School District 427 Superintendent Kathy Countryman worked with the American Red Cross Northeast Illinois Chapter to open up Southeast Elementary School across the street as an emergency shelter. McDonald and his family spent the night there, he said.
“Once the fire was identified and the Red Cross was notified, we were there in 15 minutes,” American Red Cross Shelter Manager Hank Welch said. “We are here to provide shelter, food, clothing, comfort and care to the residents displaced by the fire.”
Several Red Cross volunteers, who came from locations such as Morrison and Harvard, commented on how Sycamore citizens had supported their neighbors and the firefighters who came to their aid. Early Sunday, workers were collecting cases of bottled water that had been left on the street, and a kiddie pool filled with sports drinks and bottled water still sat at the corner of Locust and Lincoln streets.
Most of the apartment building’s displaced residents spent the night with family or friends. About five people spent the night at the Red Cross’ gymnasium shelter. Ryan Schroeder, who lived in Building A, said he slept in a lawn chair near the yellow tape authorities used to cordon off the property.
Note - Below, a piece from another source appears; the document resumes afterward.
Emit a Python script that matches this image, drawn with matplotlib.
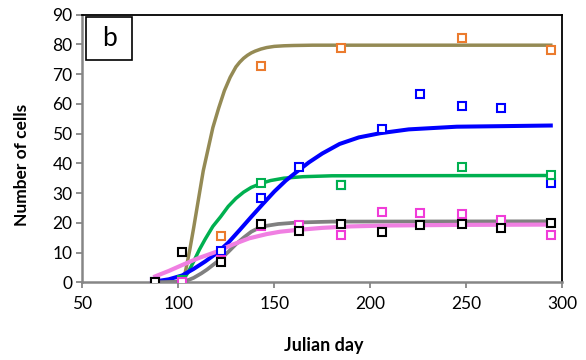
import matplotlib
matplotlib.use("Agg")
import matplotlib.pyplot as plt
from matplotlib.patches import Rectangle

# ---- observed data (Julian day, number of cells) ----
orange_days = [102, 122, 143, 185, 248, 294]
orange_vals = [0.0, 15.5, 72.7, 78.6, 82.0, 78.1]

green_days = [102, 143, 185, 248, 294]
green_vals = [0.8, 33.3, 32.7, 38.6, 36.1]

blue_days = [88, 102, 122, 143, 163, 185, 206, 226, 248, 268, 294]
blue_vals = [0.0, 0.5, 10.5, 28.5, 38.9, 32.7, 51.6, 63.4, 59.1, 58.7, 33.3]

pink_days = [88, 102, 122, 143, 163, 185, 206, 226, 248, 268, 294]
pink_vals = [0.0, 0.0, 7.6, 18.9, 19.2, 15.8, 23.7, 23.4, 22.9, 20.9, 15.8]

black_days = [88, 102, 122, 143, 163, 185, 206, 226, 248, 268, 294]
black_vals = [0.0, 10.2, 6.8, 19.5, 17.3, 19.5, 16.9, 19.2, 19.5, 18.1, 20.0]

# ---- fitted curves, points ----
olive_fit_days = [102.5, 104, 106, 108, 110, 113, 116, 118, 121, 124, 127, 130, 132, 134,
                  136, 138, 140, 143, 146, 150, 155, 160, 170, 180, 294]
olive_fit_vals = [0.0, 4.5, 11.0, 18.3, 26.0, 37.5, 46.2, 52.0, 58.5, 64.4, 68.9, 72.4,
                  74.0, 75.3, 76.3, 77.1, 77.7, 78.4, 78.9, 79.3, 79.5, 79.6, 79.7, 79.7,
                  79.7]

green_fit_days = [102, 105, 108, 111, 114, 118, 122, 126, 130, 134, 138, 143, 148, 155,
                  165, 180, 294]
green_fit_vals = [0.5, 3.2, 7.0, 11.0, 14.5, 18.8, 22.0, 25.5, 28.2, 30.3, 31.9, 33.2,
                  34.2, 35.0, 35.5, 35.8, 35.9]

blue_fit_days = [88, 95, 102, 108, 114, 120, 126, 132, 138, 144, 150, 156, 162, 168, 175,
                 184, 194, 205, 220, 245, 270, 294]
blue_fit_vals = [0.3, 1.0, 2.3, 4.5, 7.0, 9.8, 13.3, 17.6, 22.0, 26.3, 30.5, 34.2, 37.3,
                 40.3, 43.3, 46.5, 48.7, 50.1, 51.4, 52.3, 52.5, 52.7]

gray_fit_days = [88, 100, 105, 108, 112, 115, 118, 122, 126, 130, 134, 138, 142, 146,
                 152, 162, 180, 294]
gray_fit_vals = [0.0, 0.2, 0.7, 1.5, 3.0, 4.3, 5.8, 7.8, 10.2, 12.8, 15.0, 17.0, 18.3,
                 19.0, 19.6, 20.1, 20.4, 20.5]

pink_fit_days = [88, 95, 102, 110, 120, 128, 137, 146, 153, 162, 175, 190, 210, 247, 294]
pink_fit_vals = [2.0, 3.8, 5.8, 8.0, 10.3, 12.6, 14.8, 16.2, 17.0, 17.6, 18.3, 18.8,
                 19.1, 19.3, 19.4]

x_ticks = [50, 100, 150, 200, 250, 300]
y_ticks = [0, 10, 20, 30, 40, 50, 60, 70, 80, 90]
panel_label = "b"
x_label = "Julian day"
y_label = "Number of cells"

plt.rcParams['font.family'] = ['Lato', 'DejaVu Sans']

fig = plt.figure(figsize=(5.86, 3.60), dpi=100)
ax = fig.add_axes([82.3 / 586, 1 - 282.3 / 360, 480 / 586, (282.3 - 14.55) / 360])

# curves
ax.plot(olive_fit_days, olive_fit_vals, color='#948A54', lw=2.5, zorder=2,
        solid_joinstyle='round')
ax.plot(green_fit_days, green_fit_vals, color='#00B050', lw=2.5, zorder=2,
        solid_joinstyle='round')
ax.plot(blue_fit_days, blue_fit_vals, color='#0000FF', lw=2.9, zorder=2,
        solid_joinstyle='round')
ax.plot(gray_fit_days, gray_fit_vals, color='#808080', lw=2.7, zorder=2,
        solid_joinstyle='round')
ax.plot(pink_fit_days, pink_fit_vals, color='#F07FE2', lw=3.0, zorder=2,
        solid_joinstyle='round')

mk = dict(marker='s', ls='none', ms=6.2, mew=1.5, mfc='white', zorder=3)
ax.plot(orange_days, orange_vals, mec='#EB7B2E', **mk)
ax.plot(blue_days, blue_vals, mec='#0000FF', **mk)
ax.plot(green_days, green_vals, mec='#00B050', **mk)
ax.plot(pink_days, pink_vals, mec='#F03CD8', **mk)
ax.plot(black_days, black_vals, mec='#000000', **mk)

ax.set_xlim(50, 300)
ax.set_ylim(0, 90)
ax.set_xticks(x_ticks)
ax.set_yticks(y_ticks)
ax.tick_params(axis='both', direction='out', length=4, width=1.3, color='#868686',
               labelsize=12.5, labelcolor='black', pad=3)
ax.tick_params(axis='x', pad=6)

for s in ['left', 'bottom']:
    ax.spines[s].set_color('#868686')
    ax.spines[s].set_linewidth(1.8)
for s in ['top', 'right']:
    ax.spines[s].set_color('black')
    ax.spines[s].set_linewidth(1.3)

# panel label box
ax.add_patch(Rectangle((0.0077, 0.830), 0.0965, 0.160, transform=ax.transAxes,
                       fill=True, facecolor='white', edgecolor='black', lw=1.2,
                       zorder=5, clip_on=False))
ax.text(0.0077 + 0.0965 / 2, 0.830 + 0.080, panel_label, transform=ax.transAxes,
        ha='center', va='center', fontsize=19, zorder=6)

fig.text(324 / 586, 1 - 345 / 360, x_label, ha='center', va='center',
         fontsize=13, fontweight='bold')
fig.text(22 / 586, 1 - 165 / 360, y_label, ha='center', va='center',
         fontsize=12.5, fontweight='bold', rotation=90)

fig.savefig('out.png', dpi=100)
“I stuck around hoping somehow we’d get lucky, that our apartment would be OK,” he said. “I never thought the whole building would go up. But it’s a loss, everything is gone … Yesterday morning, I went to work and didn’t think anything of it, it was a normal day. Then I came home and watched my entire apartment building burn.
“My whole world turned upside down in a matter of hours. We lost everything.”
• Shaw Media’s Aimee Barrows contributed to this report.